Abed Nadir = Screech Powers
This one may be the most obvious and the most insulting, to both parties. First of all, Abed and Screech are perennial outsiders always looking in on worlds they don’t really understand, much less want to be a part of. Sure, they both have the same inherently human inclination to be members of a group and to belong and to have friends, but they’ve known loneliness and have made being perpetual loners a strength of character more than a weakness. Secondly, both are wicked smart when it comes to what interests them, to the detriment of almost all other knowledge. Abed loves movies and TV shows. Screech loves math, science, and Lisa Turtle. Ask them a question or advice on any other topic, though, and they’re as likely to stare blankly at you, or flail around wildly in a state of panic, as they are to help you and your situation. But neither lack for confidence, knowing and loving full-well who and what they are. It’s why even though the blonde-haired Adonis is the ostensible lead, Abed and Screech are the real audience surrogates.

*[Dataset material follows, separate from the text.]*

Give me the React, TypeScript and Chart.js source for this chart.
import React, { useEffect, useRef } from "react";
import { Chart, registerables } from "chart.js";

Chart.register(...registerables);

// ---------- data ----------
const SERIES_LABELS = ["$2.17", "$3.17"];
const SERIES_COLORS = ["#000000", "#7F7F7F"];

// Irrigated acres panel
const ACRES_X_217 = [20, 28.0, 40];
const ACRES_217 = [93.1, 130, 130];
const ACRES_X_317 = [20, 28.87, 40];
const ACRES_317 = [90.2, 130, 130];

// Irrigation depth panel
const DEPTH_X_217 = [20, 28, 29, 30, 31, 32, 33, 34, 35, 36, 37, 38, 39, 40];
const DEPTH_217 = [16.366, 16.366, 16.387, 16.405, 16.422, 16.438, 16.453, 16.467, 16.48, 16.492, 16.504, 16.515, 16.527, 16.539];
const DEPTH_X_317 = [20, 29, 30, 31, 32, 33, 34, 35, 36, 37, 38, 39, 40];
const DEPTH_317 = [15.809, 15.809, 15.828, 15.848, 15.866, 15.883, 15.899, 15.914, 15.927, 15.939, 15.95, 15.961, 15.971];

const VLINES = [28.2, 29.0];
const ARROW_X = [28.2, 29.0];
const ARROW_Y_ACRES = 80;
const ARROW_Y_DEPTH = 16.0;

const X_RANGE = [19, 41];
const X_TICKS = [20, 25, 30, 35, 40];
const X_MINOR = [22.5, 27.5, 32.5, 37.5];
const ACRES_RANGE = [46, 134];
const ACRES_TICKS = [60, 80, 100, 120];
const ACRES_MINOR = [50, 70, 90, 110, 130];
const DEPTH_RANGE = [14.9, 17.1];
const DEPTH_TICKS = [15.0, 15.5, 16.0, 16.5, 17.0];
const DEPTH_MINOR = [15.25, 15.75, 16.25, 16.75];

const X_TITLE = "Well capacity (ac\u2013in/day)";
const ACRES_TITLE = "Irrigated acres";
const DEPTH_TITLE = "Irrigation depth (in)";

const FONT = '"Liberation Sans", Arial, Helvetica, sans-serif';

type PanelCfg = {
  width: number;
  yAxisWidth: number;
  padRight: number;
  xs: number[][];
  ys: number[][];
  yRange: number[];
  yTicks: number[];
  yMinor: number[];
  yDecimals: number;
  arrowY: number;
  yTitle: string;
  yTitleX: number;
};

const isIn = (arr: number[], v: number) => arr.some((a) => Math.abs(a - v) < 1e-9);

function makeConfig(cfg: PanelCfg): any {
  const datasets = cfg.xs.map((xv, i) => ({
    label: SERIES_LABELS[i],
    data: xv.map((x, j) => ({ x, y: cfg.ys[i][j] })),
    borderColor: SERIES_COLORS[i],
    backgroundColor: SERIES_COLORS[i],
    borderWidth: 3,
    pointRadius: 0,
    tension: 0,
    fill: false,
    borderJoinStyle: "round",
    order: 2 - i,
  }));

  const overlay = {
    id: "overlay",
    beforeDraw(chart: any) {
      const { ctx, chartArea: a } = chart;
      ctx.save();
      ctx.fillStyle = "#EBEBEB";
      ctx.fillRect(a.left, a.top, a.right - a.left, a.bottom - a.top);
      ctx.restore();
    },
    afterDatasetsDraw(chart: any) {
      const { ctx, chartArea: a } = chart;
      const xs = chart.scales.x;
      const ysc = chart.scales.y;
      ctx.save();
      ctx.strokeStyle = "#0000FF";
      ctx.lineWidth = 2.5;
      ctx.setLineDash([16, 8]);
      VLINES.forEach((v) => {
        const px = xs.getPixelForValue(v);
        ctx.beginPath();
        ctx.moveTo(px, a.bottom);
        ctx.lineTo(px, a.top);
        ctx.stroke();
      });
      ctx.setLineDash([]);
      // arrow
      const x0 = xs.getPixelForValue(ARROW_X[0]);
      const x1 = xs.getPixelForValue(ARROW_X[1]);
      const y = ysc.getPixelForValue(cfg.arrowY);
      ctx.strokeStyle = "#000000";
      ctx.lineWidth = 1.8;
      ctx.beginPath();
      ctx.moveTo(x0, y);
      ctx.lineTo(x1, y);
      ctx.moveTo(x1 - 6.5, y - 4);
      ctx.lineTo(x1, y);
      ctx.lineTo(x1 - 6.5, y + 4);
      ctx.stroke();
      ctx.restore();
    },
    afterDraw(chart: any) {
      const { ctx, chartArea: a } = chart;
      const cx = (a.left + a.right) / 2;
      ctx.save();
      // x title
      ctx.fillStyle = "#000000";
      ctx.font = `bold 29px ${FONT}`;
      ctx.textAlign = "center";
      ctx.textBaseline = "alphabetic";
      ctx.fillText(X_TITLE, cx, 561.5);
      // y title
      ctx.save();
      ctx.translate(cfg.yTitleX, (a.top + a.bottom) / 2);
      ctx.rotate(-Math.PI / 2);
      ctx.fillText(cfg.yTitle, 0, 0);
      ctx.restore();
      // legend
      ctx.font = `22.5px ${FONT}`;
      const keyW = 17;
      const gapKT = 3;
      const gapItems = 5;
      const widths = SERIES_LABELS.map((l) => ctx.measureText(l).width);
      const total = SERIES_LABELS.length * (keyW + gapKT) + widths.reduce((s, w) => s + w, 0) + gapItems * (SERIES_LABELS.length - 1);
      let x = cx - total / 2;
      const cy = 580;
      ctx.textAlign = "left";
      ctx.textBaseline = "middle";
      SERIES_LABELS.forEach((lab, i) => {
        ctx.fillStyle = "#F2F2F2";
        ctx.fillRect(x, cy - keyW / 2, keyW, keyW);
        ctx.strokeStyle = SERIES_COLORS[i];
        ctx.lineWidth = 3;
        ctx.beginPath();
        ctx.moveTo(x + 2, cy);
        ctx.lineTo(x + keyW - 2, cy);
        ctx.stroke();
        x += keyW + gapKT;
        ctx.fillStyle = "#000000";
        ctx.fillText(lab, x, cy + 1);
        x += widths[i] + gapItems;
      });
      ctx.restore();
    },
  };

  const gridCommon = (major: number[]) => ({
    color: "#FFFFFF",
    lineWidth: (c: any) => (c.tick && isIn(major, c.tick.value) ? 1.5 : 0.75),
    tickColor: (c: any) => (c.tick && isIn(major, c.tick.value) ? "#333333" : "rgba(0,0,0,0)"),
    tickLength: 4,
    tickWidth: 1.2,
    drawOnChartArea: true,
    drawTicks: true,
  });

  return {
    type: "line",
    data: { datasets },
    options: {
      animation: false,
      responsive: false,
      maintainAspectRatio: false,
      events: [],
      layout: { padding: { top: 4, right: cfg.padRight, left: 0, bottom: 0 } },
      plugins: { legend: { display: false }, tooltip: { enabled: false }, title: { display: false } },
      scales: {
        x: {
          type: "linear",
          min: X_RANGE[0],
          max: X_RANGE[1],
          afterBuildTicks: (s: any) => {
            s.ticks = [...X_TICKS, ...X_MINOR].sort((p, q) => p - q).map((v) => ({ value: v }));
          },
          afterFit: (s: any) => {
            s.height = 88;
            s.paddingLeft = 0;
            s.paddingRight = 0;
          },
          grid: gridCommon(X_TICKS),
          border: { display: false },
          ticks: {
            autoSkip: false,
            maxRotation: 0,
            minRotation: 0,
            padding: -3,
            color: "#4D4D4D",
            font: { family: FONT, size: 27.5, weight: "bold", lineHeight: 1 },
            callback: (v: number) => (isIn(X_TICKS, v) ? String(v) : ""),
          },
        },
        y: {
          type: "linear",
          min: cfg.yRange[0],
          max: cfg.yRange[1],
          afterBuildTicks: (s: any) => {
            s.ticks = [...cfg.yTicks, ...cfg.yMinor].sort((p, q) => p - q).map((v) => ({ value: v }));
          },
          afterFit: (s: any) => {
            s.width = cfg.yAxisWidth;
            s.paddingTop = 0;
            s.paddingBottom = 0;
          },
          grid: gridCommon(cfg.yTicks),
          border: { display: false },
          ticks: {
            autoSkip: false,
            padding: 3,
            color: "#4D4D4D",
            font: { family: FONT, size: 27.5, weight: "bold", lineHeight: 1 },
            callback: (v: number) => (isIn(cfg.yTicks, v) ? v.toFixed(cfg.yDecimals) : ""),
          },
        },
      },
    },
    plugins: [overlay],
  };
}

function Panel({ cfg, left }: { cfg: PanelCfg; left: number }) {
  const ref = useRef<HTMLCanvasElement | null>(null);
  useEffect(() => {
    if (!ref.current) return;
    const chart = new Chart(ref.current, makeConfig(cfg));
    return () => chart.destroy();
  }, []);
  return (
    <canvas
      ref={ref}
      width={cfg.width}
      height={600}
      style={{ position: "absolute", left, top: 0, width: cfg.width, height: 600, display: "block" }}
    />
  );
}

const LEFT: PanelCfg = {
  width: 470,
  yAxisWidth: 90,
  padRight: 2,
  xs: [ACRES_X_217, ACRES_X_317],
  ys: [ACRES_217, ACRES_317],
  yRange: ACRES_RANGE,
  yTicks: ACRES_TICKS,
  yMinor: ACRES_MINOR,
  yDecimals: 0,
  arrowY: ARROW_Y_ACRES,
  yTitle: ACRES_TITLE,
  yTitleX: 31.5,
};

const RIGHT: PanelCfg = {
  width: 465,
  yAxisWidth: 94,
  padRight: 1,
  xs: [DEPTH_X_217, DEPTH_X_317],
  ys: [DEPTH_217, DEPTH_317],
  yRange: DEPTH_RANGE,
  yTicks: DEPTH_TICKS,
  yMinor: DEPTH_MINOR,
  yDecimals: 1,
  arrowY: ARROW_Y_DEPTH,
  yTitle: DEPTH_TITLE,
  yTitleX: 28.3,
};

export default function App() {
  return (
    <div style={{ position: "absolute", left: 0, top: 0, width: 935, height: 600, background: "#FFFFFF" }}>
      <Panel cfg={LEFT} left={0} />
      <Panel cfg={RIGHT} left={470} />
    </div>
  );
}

Pierce Hawthorne = Mr. Belding
You may think that Belding and Pelton are the more likely match-up; after all, their names have an approximate rhyme and being Principal and Dean of their schools sort of makes them equivalent authority figures. I admit, those are compelling comparisons, however, they miss the fact that Mr. Belding was most often the source of the Bayside clique’s angst and frustration than being a fun side-gag. That would come later, but first and foremost, Belding is the antagonist and that’s what brings us directly to Pierce. These two men certainly differ in their levels on the Audience Lovability Index when it comes to their attempts to derail each gang’s fun, but both are constantly preventing (or trying to prevent) Jeff and Zack from meeting an episode’s goal. Both men also have an unhealthy fixation on the shows’ leads, stemming from seeing themselves in the younger men they have decided to help mold and shape into even more awesome versions of themselves. In fact, Belding’s constant meddling could be less about being the only grown-up in the room and more akin to Pierce’s desperate cries for attention and self-esteem. Also, they’re both <em>so </em>old…

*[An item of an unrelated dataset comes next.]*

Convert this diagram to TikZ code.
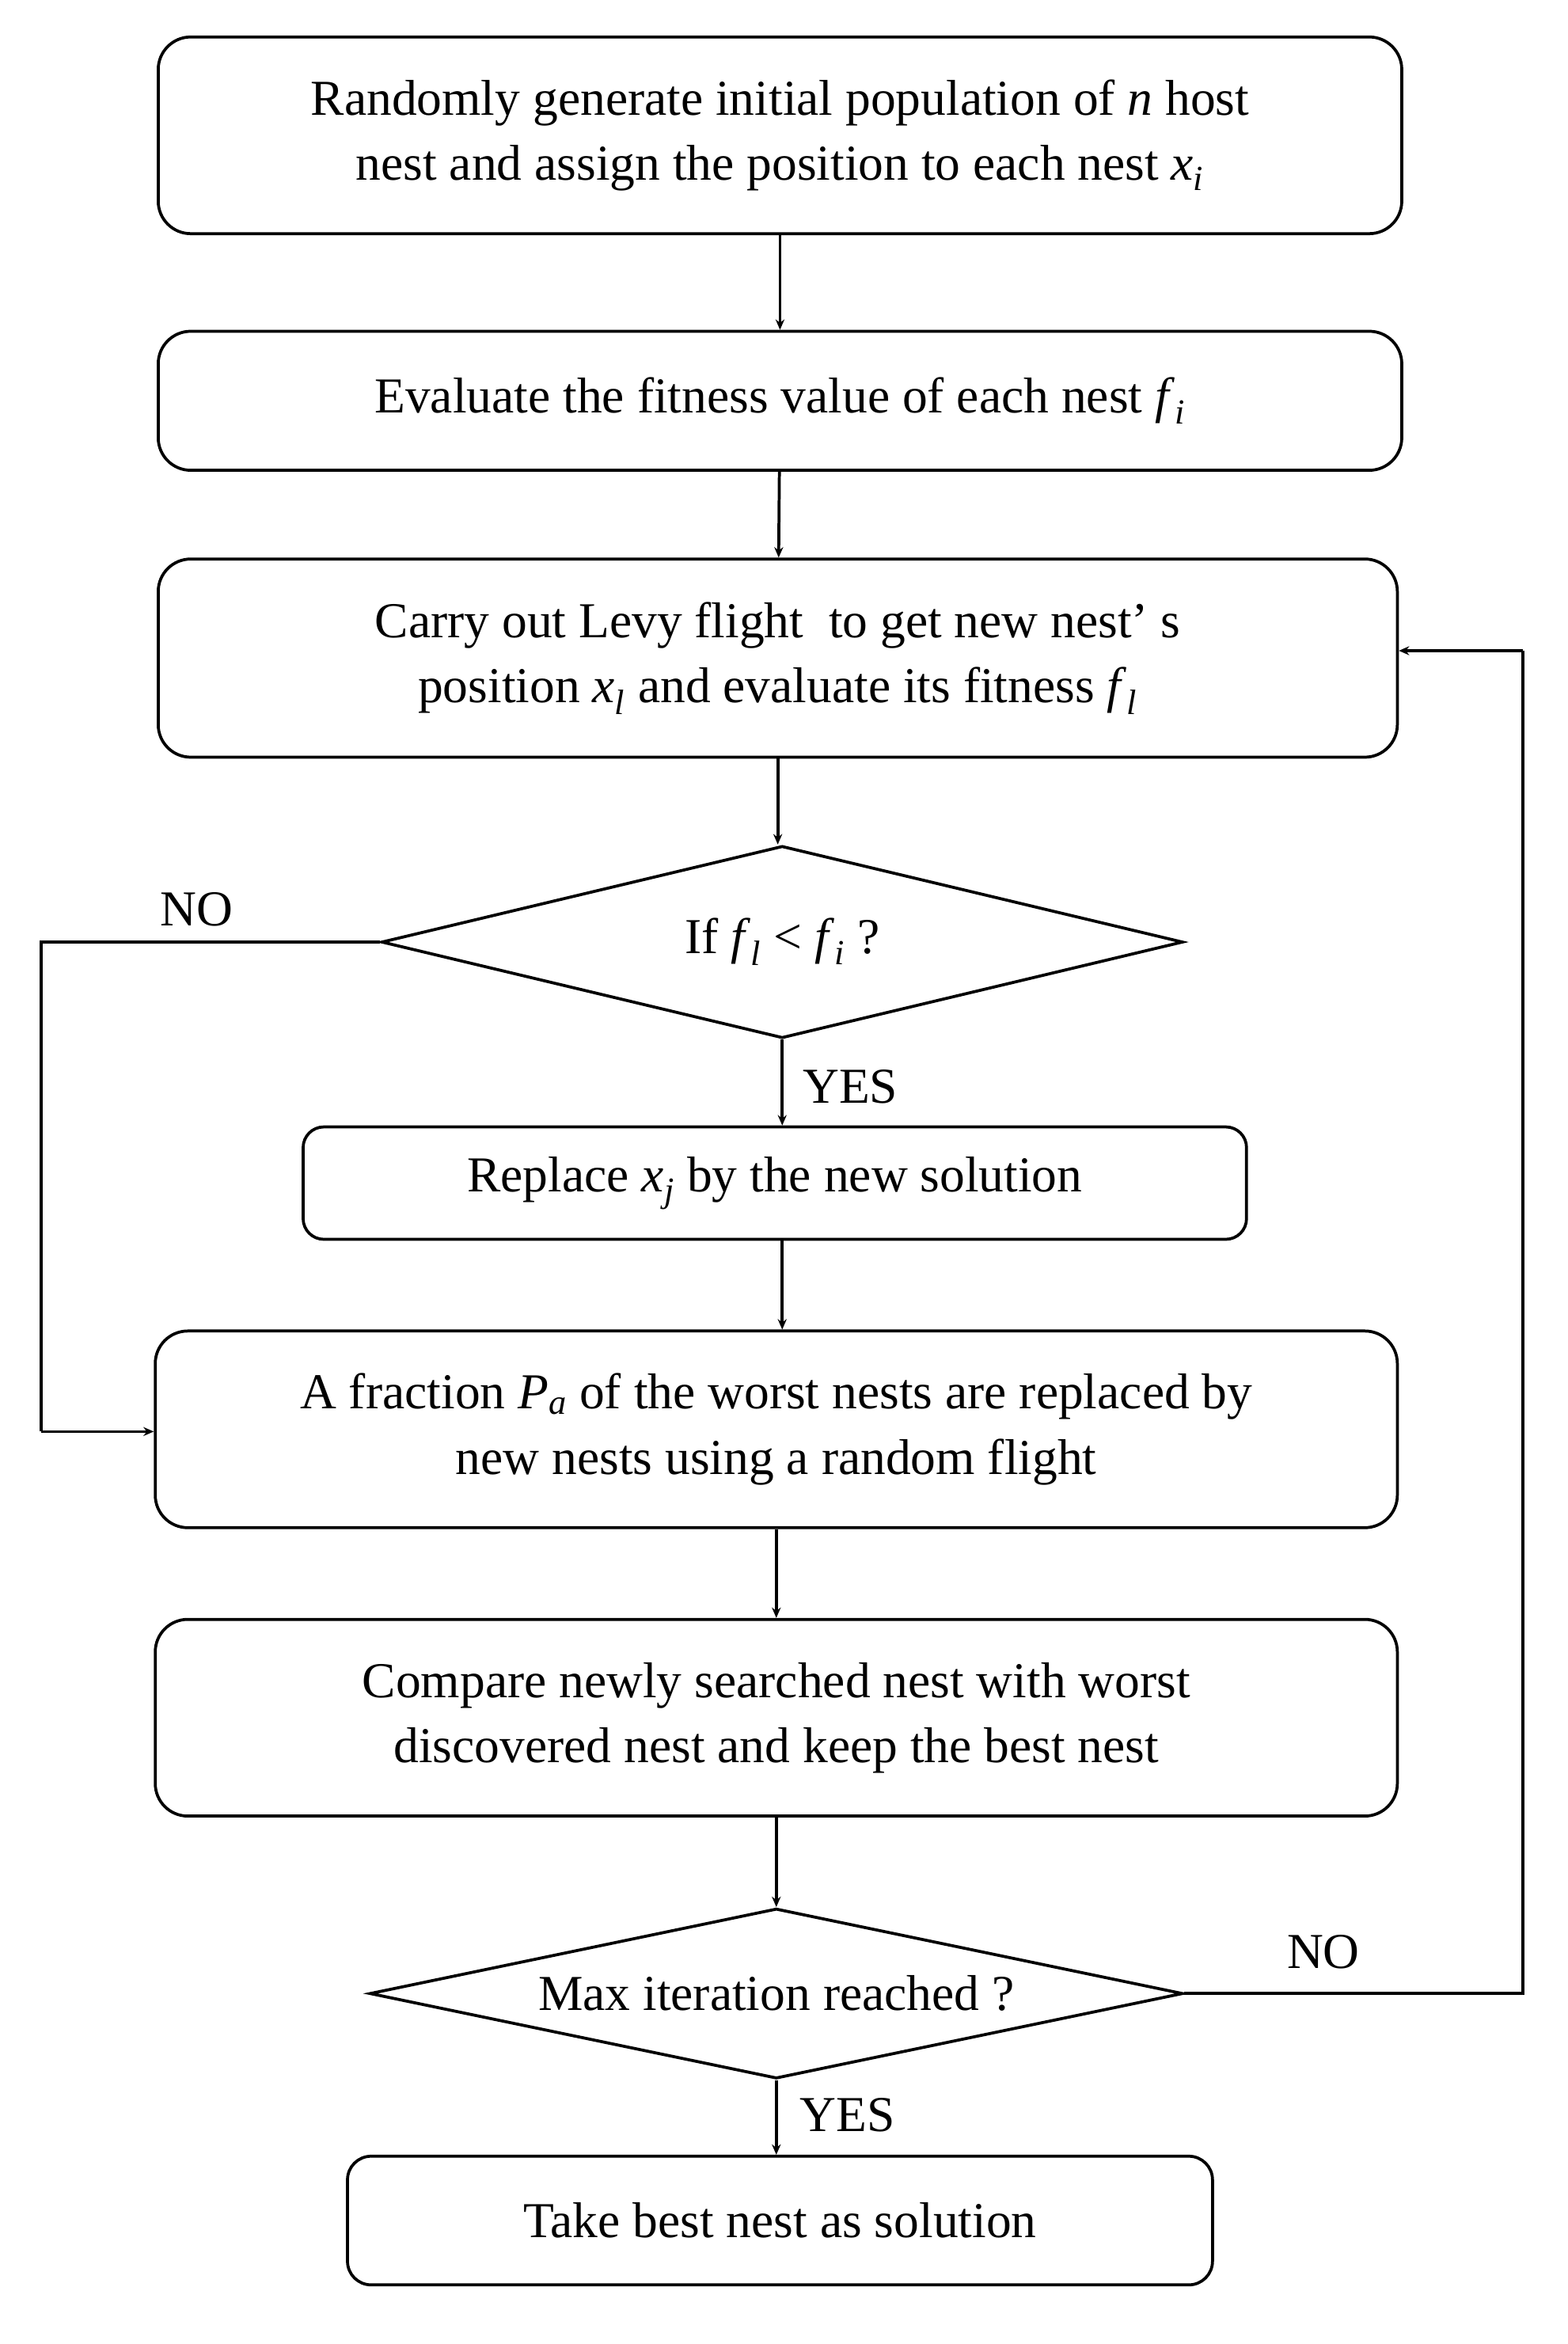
\documentclass[tikz,border=0pt]{standalone}
\usepackage{fontspec}
\setmainfont{Liberation Serif}
\usetikzlibrary{shapes.geometric,arrows.meta}
\newcommand{\vi}[2]{\textit{#1}\textsubscript{\textit{#2}}}
\begin{document}
\begin{tikzpicture}[x=1pt,y=-1pt,font=\fontsize{34}{44}\selectfont,
  box/.style={draw,line width=2pt,rounded corners=22pt,align=center,inner sep=0pt},
  dia/.style={draw,line width=2pt,diamond,inner sep=0pt},
  ln/.style={line width=2pt},
  arr/.style={line width=2pt,-{Stealth[length=7pt,width=6pt]}}]
\useasboundingbox (0,0) rectangle (1060,1585);
\node[box,minimum width=841pt,minimum height=133pt] (b1) at (527.5,91.5) {Randomly generate initial population of \textit{n} host\\nest and assign the position to each nest \vi{x}{i}};
\node[box,minimum width=841pt,minimum height=94pt] (b2) at (527.5,271) {Evaluate the fitness value of each nest \vi{f}{i}};
\node[box,minimum width=838pt,minimum height=134pt] (b3) at (526,445) {Carry out Levy flight\ \ to get new nest' s\\position \vi{x}{l} and evaluate its fitness \vi{f}{l}};
\node[dia,minimum width=542pt,minimum height=130pt,aspect=4.17] (d1) at (529,637) {};
\node at (529,637) {If \vi{f}{l} < \vi{f}{i} ?};
\node[box,minimum width=638pt,minimum height=76pt,rounded corners=14pt] (b4) at (524,800) {Replace \vi{x}{j} by the new solution};
\node[box,minimum width=840pt,minimum height=133pt] (b5) at (525,966.5) {A fraction \vi{P}{a} of the worst nests are replaced by\\new nests using a random flight};
\node[box,minimum width=840pt,minimum height=133pt] (b6) at (525,1161.5) {Compare newly searched nest with worst\\discovered nest and keep the best nest};
\node[dia,minimum width=550pt,minimum height=115pt,aspect=4.78] (d2) at (525,1348) {};
\node at (525,1348) {Max iteration reached ?};
\node[box,minimum width=585pt,minimum height=87pt,rounded corners=16pt] (b7) at (527.5,1501.5) {Take best nest as solution};
\draw[arr] (b1) -- (b2);
\draw[arr] (b2) -- (b3);
\draw[arr] (b3) -- (b3 |- d1.north);
\draw[arr] (d1) -- (d1 |- b4.north);
\draw[arr] (b4.south -| d1) -- (d1 |- b5.north);
\draw[arr] (b5) -- (b6);
\draw[arr] (b6) -- (b6 |- d2.north);
\draw[arr] (d2) -- (d2 |- b7.north);
\coordinate (l1) at (28,637);
\coordinate (l2) at (28,968);
\draw[ln] (d1.west) -- (l1) -- (l2);
\draw[arr] (l2) -- (b5.west |- l2);
\coordinate (r1) at (1030,1348);
\coordinate (r2) at (1030,440);
\draw[ln] (d2.east) -- (r1) -- (r2);
\draw[arr] (r2) -- (b3.east |- r2);
\node at (133,615) {NO};
\node at (575,735) {YES};
\node at (895,1320) {NO};
\node at (573,1430) {YES};
\end{tikzpicture}
\end{document}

Dean Pelton = Max from The Max
If it wasn’t obvious before this season, it’s quite clear now that Craig Pelton will never be a source of antagonism to anybody for longer than a few minutes. Instead, his position as authority figure is constantly undercut by his penchant for dressing up in increasingly elaborate and nonsensical costumes. Rather than being an office door slammed into the Greendale gang’s face, Pelton is the wall they regularly bounce off of. This makes him so unthreatening that he can hang with only a minimal amount of questioning, though he will never actually be a member of the study group. Similarly, the only other adult the Bayside kids ever dealt with nearly as often as Belding was Max, the magician that also owned their favorite after school hangout, The Max. He also wore elaborate outfits, but those weren’t meant to be the joke, rather his schtick was entering with a non-astounding magic trick and then offering up some advice. Max’s sexual proclivities weren’t made nearly as obvious as Pelton’s, but it’s perfectly legitimate to wonder why he was so damn fond of Zack and the rest. And everyone knows that wacky hair was the early 90s answer to complete and utter baldness. Still not convinced? Glasses! ‘Nuff said.
Magnitude, Garrett, and Annie Kim = Ollie Creekly, Alan Fairbanks, and Violet Anne Bickerstaff
Ben Chang = The Malibu Sands Beach Club
There is a small, but passionate, contigent of fans who love both Chang and the first six episodes of “SbtB” season three — otherwise known as the dreaded “beach episodes,” but most loathe each with the passion of a million scorned ex-Mrs. Changs and Stacey Carosis. For what it’s worth, Malibu Sands totally speaks my Changuage.
Star-Burns = Tori
Nobody ever remembers his real name is Alex, and nobody ever remembers Tori. Period.
Now, the addenda:
P. Professorson Sean Garrity = James
Both of these would-be mentors for our heroes have shady morals and seem willing to do anything for the spotlight and a paycheck. Obviously, they’re both actors of the failed variety, which likely explains their desire to be as melodramatic in their cons as possible. It’s no wonder they get along so well with the motley ensemble.
Fat Neil = Wendy
Granted, Wendy only appeared in a single episode of “Saved by the Bell” and Neil has become a regular featured background player on “Community.” Regardless, his first episode followed her arc to a T(-bone steak [sorry, I had to]). Both characters helped a lead get over their own prejudices and insecurities while at the same time becoming more comfortable in their own skin. Wendy already had relatively high level of self-esteem, but there’s no question getting to dance with Zack at the end was a highlight of her high school years. And Neil’s journey through the dark side with Pierce and Jeff has clearly given him the confidence needed to find his own lady friend, Vickie.
Prof. Slater = Miss Bliss
The most immediate connection to be made here is that both teachers inexplicably disappeared after each show’s respective first season, which for “SbtB” was when the series was called “Good Morning, Miss Bliss.” It’s true that Slater and her leading man had a more obvious romantic relationship, but they initially did try to keep it hidden from their friends and the school at large. In a time before junior high students were knocking up their teachers left and right all over the country, the storyline couldn’t be followed directly, but if you watch closely you can see that Miss Bliss’s odd obsession with the fate of one student verged on the creepy, if not outright pedophilia. In short: If you don’t think Miss Bliss was getting the Zack Attack, ala Slater and Jeff Winger, you clearly weren’t paying attention.
So, is Dan Harmon’s supposed genius merely a conduit for all those unproduced scripts sitting on some disgraced NBC executive’s desk? Are the stories of Greendale really meant for Bayside High? Have we really been watching “Saved by the Bell: The Community College Years” for the past three seasons and didn’t know it? Of course not, don’t be ridiculous. But it sure is fun to think about.